Von MICHEL AGIER und ODILE HOFFMANN *

SANTA ROSA liegt am Mejicano- Fluß im Departamento Nariño, wenige Kilometer vor der Grenze zu Ecuador. Es ist das letzte Dorf vor dem dichten, hügeligen Wald, in dem mehr Fabelwesen als Menschen leben: Jaguare und Schlangen, aber auch Kobolde oder die madre del agua (Mutter des Wassers) und die madre del monte (Mutter des Bergs). Don Hipólito aus dem Dorf meint, daß die Geister jetzt dem Wald entfliehen. Heute suchen die Geister nicht die Menschen heim, sondern umgekehrt. Die Menschen holzen den Wald ab, pflanzen riesige Palmenhaine, vertreiben damit die Geister und nehmen den Bauern ihr Land. Die Bauern aus Santa Rosa besitzen Land in der Umgebung, und wie die meisten Leute aus der Gegend halten sie vom „Gesetz Nr. 70“ nicht sehr viel. Es könnte ihnen das Recht auf ihr Land nehmen (an dem sie aber häufig keine individuellen Besitztitel haben): das Recht, es zu verschenken oder zu vererben – oder auch im äußersten Fall zu verkaufen.

Das 1993 verabschiedete „ley de negritudes“ oder Gesetz Nr. 70 soll Artikel 7 der Verfassung von 1991 umsetzen. Diese bekräftigt den multiethnischen Charakter der kolumbianischen Nation und fordert, diese Vielfalt bei territorialen, politischen und bildungspolitischen Fragen zu achten. Nach dem Gesetz Nr. 70 können schwarze Gemeinden, deren Grundbesitz juristisch nicht abgesichert ist, „kollektive Besitztitel“ beanspruchen. Das zielt explizit auf „Familienverbände von afrokolumbianischer Abstammung, die eine eigene Kultur besitzen, eine gemeinsame Geschichte haben sowie eigene Traditionen und Bräuche pflegen (...) und die ein Bewußtsein über ihre Identität bewahrt haben, das sie von den anderen ethnischen Gruppen unterscheidet“ (Artikel 2, Absatz 5).

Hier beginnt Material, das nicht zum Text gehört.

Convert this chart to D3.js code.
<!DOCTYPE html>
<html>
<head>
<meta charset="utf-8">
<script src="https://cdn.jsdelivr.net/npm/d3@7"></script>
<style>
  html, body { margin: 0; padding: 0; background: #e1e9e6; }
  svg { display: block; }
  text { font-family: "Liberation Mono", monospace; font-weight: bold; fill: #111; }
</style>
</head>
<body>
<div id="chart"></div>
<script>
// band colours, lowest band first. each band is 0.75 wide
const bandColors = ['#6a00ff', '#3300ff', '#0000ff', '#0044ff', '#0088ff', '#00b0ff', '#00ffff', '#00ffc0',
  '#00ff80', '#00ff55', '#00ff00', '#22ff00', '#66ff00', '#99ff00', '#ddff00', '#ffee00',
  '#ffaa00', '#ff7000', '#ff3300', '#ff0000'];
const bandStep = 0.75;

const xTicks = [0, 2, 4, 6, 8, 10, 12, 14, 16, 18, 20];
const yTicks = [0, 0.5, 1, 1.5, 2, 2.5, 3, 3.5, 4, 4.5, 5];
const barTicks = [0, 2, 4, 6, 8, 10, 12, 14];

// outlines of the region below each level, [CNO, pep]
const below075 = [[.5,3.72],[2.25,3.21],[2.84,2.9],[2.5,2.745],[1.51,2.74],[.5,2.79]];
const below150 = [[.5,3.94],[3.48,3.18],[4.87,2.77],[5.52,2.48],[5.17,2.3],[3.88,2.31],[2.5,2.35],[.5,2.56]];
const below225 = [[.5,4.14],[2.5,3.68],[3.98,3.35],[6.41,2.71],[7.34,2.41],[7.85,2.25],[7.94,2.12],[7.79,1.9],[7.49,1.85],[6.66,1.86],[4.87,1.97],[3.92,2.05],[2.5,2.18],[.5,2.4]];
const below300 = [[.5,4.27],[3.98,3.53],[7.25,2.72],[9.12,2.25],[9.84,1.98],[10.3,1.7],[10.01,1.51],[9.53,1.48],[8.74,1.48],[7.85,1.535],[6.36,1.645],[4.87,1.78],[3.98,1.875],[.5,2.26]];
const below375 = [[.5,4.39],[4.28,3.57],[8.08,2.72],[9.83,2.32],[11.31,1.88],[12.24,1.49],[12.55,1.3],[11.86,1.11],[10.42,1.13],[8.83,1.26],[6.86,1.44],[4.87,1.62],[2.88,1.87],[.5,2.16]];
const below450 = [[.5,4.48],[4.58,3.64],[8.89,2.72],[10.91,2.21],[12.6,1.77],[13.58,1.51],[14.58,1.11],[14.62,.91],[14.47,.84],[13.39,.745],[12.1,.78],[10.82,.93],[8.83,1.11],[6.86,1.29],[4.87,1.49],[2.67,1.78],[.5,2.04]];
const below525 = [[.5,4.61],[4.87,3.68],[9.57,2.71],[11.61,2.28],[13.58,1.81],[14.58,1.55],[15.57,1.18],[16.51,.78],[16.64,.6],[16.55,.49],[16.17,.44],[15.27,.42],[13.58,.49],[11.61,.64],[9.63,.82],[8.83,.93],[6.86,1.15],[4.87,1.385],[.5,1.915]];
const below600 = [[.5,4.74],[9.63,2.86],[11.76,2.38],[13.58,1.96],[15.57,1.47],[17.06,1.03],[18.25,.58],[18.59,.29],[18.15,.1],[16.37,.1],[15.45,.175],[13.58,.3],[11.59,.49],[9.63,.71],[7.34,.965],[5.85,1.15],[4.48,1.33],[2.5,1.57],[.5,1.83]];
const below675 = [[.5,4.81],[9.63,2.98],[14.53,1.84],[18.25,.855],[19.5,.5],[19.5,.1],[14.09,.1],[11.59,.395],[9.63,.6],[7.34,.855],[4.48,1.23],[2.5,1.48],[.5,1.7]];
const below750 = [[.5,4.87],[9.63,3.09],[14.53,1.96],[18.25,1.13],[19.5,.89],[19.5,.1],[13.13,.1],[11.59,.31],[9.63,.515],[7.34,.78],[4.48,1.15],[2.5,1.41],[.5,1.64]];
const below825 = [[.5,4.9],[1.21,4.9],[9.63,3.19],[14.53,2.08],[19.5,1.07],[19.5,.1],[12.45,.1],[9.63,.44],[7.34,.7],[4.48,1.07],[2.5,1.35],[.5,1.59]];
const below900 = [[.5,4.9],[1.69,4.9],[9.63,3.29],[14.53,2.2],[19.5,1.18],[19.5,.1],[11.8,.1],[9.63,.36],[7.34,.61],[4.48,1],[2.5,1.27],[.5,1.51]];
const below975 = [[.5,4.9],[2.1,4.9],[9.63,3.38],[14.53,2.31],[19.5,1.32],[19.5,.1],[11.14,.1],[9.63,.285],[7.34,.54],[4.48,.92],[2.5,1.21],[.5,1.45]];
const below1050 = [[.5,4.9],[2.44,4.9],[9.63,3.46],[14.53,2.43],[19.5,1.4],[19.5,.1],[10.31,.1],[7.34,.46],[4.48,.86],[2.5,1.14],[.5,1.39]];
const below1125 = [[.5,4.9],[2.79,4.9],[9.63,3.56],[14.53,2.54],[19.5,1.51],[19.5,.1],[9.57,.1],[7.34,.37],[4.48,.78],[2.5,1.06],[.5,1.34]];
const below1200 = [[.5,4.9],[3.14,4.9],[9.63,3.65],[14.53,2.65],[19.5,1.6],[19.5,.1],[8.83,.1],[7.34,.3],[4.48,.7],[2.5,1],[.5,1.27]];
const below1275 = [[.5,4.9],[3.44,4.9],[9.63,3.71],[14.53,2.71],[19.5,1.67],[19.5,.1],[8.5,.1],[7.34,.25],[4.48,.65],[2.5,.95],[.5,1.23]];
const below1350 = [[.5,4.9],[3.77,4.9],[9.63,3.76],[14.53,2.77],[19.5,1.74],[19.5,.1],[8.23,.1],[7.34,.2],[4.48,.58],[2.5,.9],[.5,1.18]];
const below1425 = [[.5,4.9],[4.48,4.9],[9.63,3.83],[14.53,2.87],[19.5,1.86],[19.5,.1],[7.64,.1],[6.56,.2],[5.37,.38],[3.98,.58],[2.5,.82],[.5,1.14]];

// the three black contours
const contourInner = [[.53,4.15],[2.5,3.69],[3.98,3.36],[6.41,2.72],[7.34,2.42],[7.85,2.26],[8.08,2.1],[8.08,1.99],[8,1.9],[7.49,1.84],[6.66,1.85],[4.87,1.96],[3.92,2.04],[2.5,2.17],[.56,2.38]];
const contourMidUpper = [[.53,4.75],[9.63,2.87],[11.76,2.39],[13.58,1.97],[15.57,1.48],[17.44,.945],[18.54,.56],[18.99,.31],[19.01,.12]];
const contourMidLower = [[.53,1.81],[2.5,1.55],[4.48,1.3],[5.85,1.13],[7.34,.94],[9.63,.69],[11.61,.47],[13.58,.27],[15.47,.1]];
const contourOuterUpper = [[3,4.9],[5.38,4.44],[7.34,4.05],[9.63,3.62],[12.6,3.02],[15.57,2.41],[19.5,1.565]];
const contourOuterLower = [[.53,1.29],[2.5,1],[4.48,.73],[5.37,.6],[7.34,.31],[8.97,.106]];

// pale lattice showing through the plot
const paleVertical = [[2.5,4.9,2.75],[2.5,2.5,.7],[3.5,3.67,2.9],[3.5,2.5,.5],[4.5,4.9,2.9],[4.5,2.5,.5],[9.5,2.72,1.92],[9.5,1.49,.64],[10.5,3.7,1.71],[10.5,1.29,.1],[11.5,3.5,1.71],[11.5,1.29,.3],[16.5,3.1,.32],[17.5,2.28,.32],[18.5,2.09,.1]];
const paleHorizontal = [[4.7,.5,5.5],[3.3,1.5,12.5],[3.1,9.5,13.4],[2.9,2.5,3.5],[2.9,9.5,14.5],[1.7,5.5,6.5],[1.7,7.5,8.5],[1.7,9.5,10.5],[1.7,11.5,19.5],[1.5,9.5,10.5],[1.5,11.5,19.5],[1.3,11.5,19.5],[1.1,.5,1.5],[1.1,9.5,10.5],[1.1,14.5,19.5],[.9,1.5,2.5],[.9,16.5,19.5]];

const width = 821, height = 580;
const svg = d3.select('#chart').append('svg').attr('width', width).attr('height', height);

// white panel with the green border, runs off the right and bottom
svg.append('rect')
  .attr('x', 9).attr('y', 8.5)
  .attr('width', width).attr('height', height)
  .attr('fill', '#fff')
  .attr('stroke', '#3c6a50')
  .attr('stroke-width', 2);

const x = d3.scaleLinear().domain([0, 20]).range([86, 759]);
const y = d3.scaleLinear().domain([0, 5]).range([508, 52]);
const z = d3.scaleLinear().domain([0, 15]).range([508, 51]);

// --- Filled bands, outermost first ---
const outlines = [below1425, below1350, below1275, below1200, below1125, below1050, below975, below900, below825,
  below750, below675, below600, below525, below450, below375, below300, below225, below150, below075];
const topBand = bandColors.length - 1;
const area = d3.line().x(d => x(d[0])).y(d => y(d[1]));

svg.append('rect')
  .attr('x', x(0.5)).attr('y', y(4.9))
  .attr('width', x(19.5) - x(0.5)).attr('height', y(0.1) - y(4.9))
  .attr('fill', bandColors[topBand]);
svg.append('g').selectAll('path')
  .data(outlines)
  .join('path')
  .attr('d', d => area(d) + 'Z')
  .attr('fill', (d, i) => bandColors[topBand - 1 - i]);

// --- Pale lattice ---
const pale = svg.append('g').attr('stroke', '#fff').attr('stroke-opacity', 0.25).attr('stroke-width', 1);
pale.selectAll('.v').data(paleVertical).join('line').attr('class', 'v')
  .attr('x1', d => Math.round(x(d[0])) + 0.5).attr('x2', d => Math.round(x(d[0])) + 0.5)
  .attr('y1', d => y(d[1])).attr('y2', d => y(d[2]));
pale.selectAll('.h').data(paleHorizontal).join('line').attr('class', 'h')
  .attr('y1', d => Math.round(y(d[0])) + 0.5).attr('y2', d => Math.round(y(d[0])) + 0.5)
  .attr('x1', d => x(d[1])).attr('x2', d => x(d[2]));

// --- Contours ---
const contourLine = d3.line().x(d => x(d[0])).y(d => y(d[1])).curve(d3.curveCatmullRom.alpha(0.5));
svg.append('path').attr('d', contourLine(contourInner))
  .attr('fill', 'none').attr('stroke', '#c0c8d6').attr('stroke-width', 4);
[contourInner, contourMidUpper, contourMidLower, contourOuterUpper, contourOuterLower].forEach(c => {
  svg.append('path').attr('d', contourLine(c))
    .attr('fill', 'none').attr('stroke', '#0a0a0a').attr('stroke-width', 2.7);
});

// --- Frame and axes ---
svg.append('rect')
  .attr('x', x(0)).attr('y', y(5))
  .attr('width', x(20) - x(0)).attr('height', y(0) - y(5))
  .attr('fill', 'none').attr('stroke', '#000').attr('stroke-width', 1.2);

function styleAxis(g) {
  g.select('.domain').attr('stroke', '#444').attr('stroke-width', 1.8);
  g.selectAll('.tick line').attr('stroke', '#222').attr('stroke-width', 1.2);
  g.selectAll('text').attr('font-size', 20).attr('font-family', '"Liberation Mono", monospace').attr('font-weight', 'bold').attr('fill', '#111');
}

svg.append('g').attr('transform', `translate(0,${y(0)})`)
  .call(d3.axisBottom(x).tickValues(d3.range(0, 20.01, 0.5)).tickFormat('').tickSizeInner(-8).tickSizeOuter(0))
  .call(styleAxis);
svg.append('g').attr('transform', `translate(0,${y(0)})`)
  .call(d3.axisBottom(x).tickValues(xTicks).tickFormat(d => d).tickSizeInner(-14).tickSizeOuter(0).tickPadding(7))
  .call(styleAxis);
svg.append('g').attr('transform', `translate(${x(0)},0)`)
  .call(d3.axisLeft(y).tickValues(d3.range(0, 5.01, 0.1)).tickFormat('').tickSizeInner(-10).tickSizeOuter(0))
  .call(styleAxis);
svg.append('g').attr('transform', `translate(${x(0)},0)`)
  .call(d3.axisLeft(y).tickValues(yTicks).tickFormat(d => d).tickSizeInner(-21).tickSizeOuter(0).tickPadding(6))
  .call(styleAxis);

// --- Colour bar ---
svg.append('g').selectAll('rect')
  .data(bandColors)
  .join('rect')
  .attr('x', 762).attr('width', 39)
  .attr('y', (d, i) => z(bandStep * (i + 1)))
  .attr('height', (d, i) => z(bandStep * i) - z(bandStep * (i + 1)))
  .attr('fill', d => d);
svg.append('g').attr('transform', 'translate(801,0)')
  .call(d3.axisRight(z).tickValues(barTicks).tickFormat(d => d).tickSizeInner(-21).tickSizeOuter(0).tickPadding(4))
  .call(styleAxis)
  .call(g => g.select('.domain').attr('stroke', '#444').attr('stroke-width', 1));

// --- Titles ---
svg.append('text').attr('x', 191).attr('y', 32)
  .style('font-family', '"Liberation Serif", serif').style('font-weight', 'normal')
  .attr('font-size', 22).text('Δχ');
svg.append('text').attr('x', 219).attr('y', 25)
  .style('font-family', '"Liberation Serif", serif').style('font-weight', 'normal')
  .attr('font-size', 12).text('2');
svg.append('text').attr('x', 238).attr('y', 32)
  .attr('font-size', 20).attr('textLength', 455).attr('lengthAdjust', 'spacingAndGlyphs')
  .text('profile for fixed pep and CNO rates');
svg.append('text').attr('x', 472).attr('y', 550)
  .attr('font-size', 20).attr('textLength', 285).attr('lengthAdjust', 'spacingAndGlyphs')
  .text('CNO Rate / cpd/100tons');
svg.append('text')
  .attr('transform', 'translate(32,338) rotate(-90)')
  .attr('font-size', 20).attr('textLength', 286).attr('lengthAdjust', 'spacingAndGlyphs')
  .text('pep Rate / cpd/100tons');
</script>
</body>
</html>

Das Gesetz gilt nur für die Pazifikküste: einen 100 bis 150 Kilometer breiten, 850 Kilometer langen Landstrich, der die Departamentos Chocó, Valle del Cauca, Cauca und Nariño umfaßt. Die Landbevölkerung in diesem Gebiet wird auf 550000 Menschen geschätzt – ebenso viele wohnen in den Städten, auf die sich das Gesetz aber nicht bezieht. Das nationale Statistikinstitut DNP ermittelte 1992 für die Pazifikregion einen Bevölkerungsanteil von 90 Prozent Schwarzen, der Rest sind Indios (die Embera und im Süden die Awa) und Weiße (um die Jahrhundertwende zugewanderte Händler bzw. Staatsangestellte und Geschäftsleute).

Die Pazifikküste war lange Zeit ein vernachlässigtes Randgebiet mit extremer Armut, hoher Kindersterblichkeit und kaum entwickelter Infrastruktur. In den letzten fünfzehn Jahren konnte die Region ein gewisses politisches Interesse auf sich ziehen, aber auch internationale Aktivitäten im humanitären Bereich, zum Schutz der Artenvielfalt oder im Sinne einer nachhaltigen Entwicklung.

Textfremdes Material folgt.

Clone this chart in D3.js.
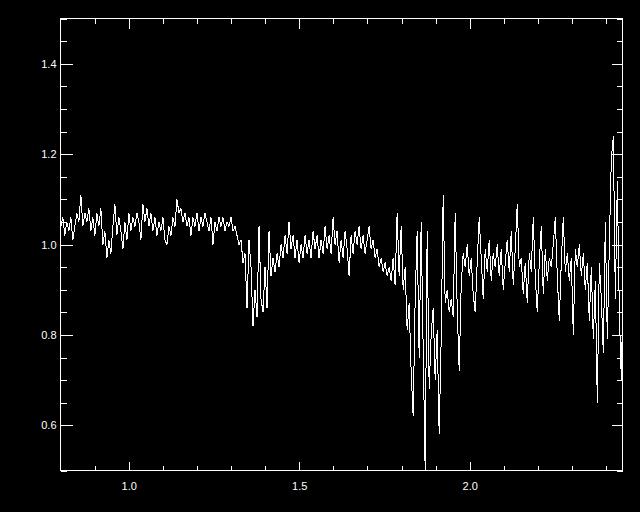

In ganz Kolumbien wurden bisher 23 kollektive Besitztitel an die einheimische Bevölkerung vergeben. Das größte zusammenhängende Stück Land umfaßt 700000 Hektar, die von 50000 Bauern bewirtschaftet werden. Doch die gewaltsamen Konflikte häufen sich: Im Chocó und in Cauca zwischen Indios und Schwarzen, im Chocó und in Nariño zwischen agroindustriellen Unternehmen und schwarzen Gemeinden. In Nariño wurde kürzlich der Rechtsvertreter eines künftigen Gemeinschaftsterritoriums ermordet.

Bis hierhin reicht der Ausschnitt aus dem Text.